### CHALLENGE
Find each line with the string "matplotlib" and copy it.
## BEGIN DATA EXCERPT
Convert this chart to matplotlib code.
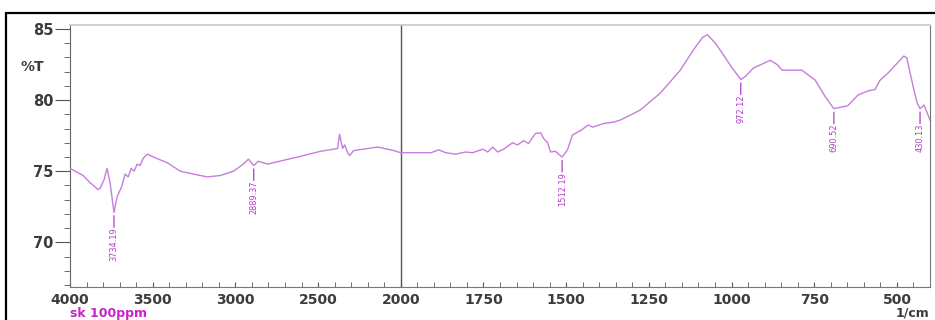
import numpy as np
import matplotlib
matplotlib.use("Agg")
import matplotlib.pyplot as plt
from matplotlib.patches import Rectangle
from matplotlib.ticker import FixedLocator

# FTIR spectrum "sk 100ppm"
wavenumber = [4000, 3921, 3879, 3848, 3830, 3818, 3794, 3776, 3758, 3734,
              3715, 3685, 3667, 3648, 3630, 3612, 3594, 3576, 3558, 3533,
              3515, 3455, 3412, 3333, 3212, 3170, 3091, 3012, 2952, 2921,
              2889, 2861, 2806, 2624, 2485, 2406, 2382, 2370, 2352, 2339,
              2321, 2309, 2285, 2139, 2042, 2000,
              1909, 1885, 1864, 1834, 1804, 1783, 1752, 1737, 1722, 1707,
              1689, 1662, 1647, 1629, 1614, 1593, 1577, 1568, 1556, 1547,
              1532, 1523, 1512, 1496, 1481, 1457, 1433, 1420, 1387, 1357,
              1336, 1297, 1276, 1215, 1155, 1116, 1088, 1073, 1049, 1025,
              998, 972, 959, 934, 883, 862, 847, 787, 747, 717,
              691, 649, 618, 587, 566, 551, 527, 479, 470, 451,
              439, 430, 418, 400]
transmittance = [75.2, 74.7, 74.2, 73.9, 73.7, 73.8, 74.4, 75.2, 74.2, 72.1,
                 73.2, 74.0, 74.8, 74.6, 75.2, 75.0, 75.5, 75.4, 75.9, 76.2,
                 76.1, 75.8, 75.6, 75.0, 74.7, 74.6, 74.7, 75.0, 75.5, 75.85,
                 75.4, 75.7, 75.5, 76.0, 76.4, 76.55, 76.6, 77.6, 76.6, 76.85,
                 76.3, 76.1, 76.45, 76.7, 76.45, 76.3,
                 76.3, 76.5, 76.3, 76.2, 76.35, 76.3, 76.55, 76.35, 76.7, 76.35,
                 76.55, 77.0, 76.85, 77.15, 76.95, 77.65, 77.7, 77.3, 77.0, 76.35,
                 76.4, 76.2, 76.0, 76.5, 77.55, 77.85, 78.25, 78.1, 78.35, 78.45,
                 78.6, 79.05, 79.3, 80.5, 82.1, 83.5, 84.4, 84.6, 84.0, 83.2,
                 82.25, 81.45, 81.65, 82.25, 82.8, 82.5, 82.1, 82.1, 81.4, 80.25,
                 79.4, 79.6, 80.35, 80.65, 80.75, 81.4, 81.9, 83.1, 82.95, 80.95,
                 79.8, 79.4, 79.65, 78.6]

peaks = [3734.19, 2889.37, 1512.19, 972.12, 690.52, 430.13]
peak_labels = ["3734.19", "2889.37", "1512.19", "972.12", "690.52", "430.13"]

x_major = [4000, 3500, 3000, 2500, 2000, 1750, 1500, 1250, 1000, 750, 500]
y_major = [70, 75, 80, 85]

TICK_GRAY = "#3c3c3c"
CURVE = "#c77ddb"
PEAK_COL = "#b23ac8"


# the spectrometer compresses 4000-2000 to half the scale of 2000-400
def fwd(x):
    x = np.asarray(x, dtype=float)
    return np.where(x > 2000, 2000 + (x - 2000) / 2.0, x)


def inv(u):
    u = np.asarray(u, dtype=float)
    return np.where(u > 2000, 2000 + (u - 2000) * 2.0, u)


fig = plt.figure(figsize=(9.35, 3.2), dpi=100)
ax = fig.add_axes([70 / 935, 1 - 287 / 320, 860 / 935, 262 / 320])

ax.set_xscale("function", functions=(fwd, inv))
ax.set_xlim(4000, 400)
ax.set_ylim(66.86, 85.28)

ax.plot(wavenumber, transmittance, color=CURVE, lw=1.0, zorder=3)
ax.axvline(2000, color="#555555", lw=1.0, zorder=2)

# peak picks: short leader under the minimum, value written upwards
wn_sorted = np.array(wavenumber[::-1], dtype=float)
tr_sorted = np.array(transmittance[::-1], dtype=float)
for pk, lab in zip(peaks, peak_labels):
    py = np.interp(pk, wn_sorted, tr_sorted)
    ax.annotate("", xy=(pk, py), xytext=(0, -15), textcoords="offset pixels",
                arrowprops=dict(arrowstyle="-", color=PEAK_COL, lw=0.9,
                                shrinkA=0, shrinkB=2.5))
    ax.annotate(lab, xy=(pk, py), xytext=(0, -15), textcoords="offset pixels",
                rotation=90, ha="center", va="top", color=PEAK_COL,
                fontsize=6.6, family="DejaVu Sans", fontstretch="condensed")

ax.xaxis.set_major_locator(FixedLocator(x_major))
ax.xaxis.set_minor_locator(FixedLocator(list(range(3900, 2000, -100)) +
                                        list(range(1950, 400, -50))))
ax.set_xticklabels([str(v) for v in x_major])
ax.set_yticks(y_major)
ax.yaxis.set_minor_locator(FixedLocator(range(67, 86)))

ax.tick_params(axis="x", which="both", direction="in", length=3.5,
               color="#555555", labelsize=10, labelcolor=TICK_GRAY, pad=4)
ax.tick_params(axis="y", which="major", direction="out", length=11,
               color="#555555", labelsize=10.5, labelcolor=TICK_GRAY, pad=1)
ax.tick_params(axis="y", which="minor", direction="out", length=4,
               color="#555555")
for t in ax.get_xticklabels() + ax.get_yticklabels():
    t.set_fontweight("bold")

ax.spines["top"].set_color("#c8c8c8")
ax.spines["top"].set_linewidth(1.2)
ax.spines["left"].set_color("#666666")
ax.spines["bottom"].set_color("#777777")
ax.spines["right"].set_color("#777777")

fig.text(32 / 935, 1 - 67 / 320, "%T", ha="center", va="center",
         fontsize=10, fontweight="bold", color=TICK_GRAY)
fig.text(70 / 935, 1 - 319.5 / 320, "sk 100ppm", ha="left", va="bottom",
         fontsize=9, fontweight="bold", color="#c822c8")
fig.text(929 / 935, 1 - 319.5 / 320, "1/cm", ha="right", va="bottom",
         fontsize=9, fontweight="bold", color=TICK_GRAY)

# outer frame of the screenshot
fig.patches.append(Rectangle((6 / 935, -0.2), 1.2, 1.2 - 13 / 320,
                             transform=fig.transFigure, fill=False,
                             edgecolor="black", lw=1.6))

fig.savefig("out.png", dpi=100)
## END DATA EXCERPT
### TASK OUTPUT
Convert this chart to matplotlib code.
import matplotlib
matplotlib.use("Agg")
import matplotlib.pyplot as plt
from matplotlib.patches import Rectangle
from matplotlib.ticker import FixedLocator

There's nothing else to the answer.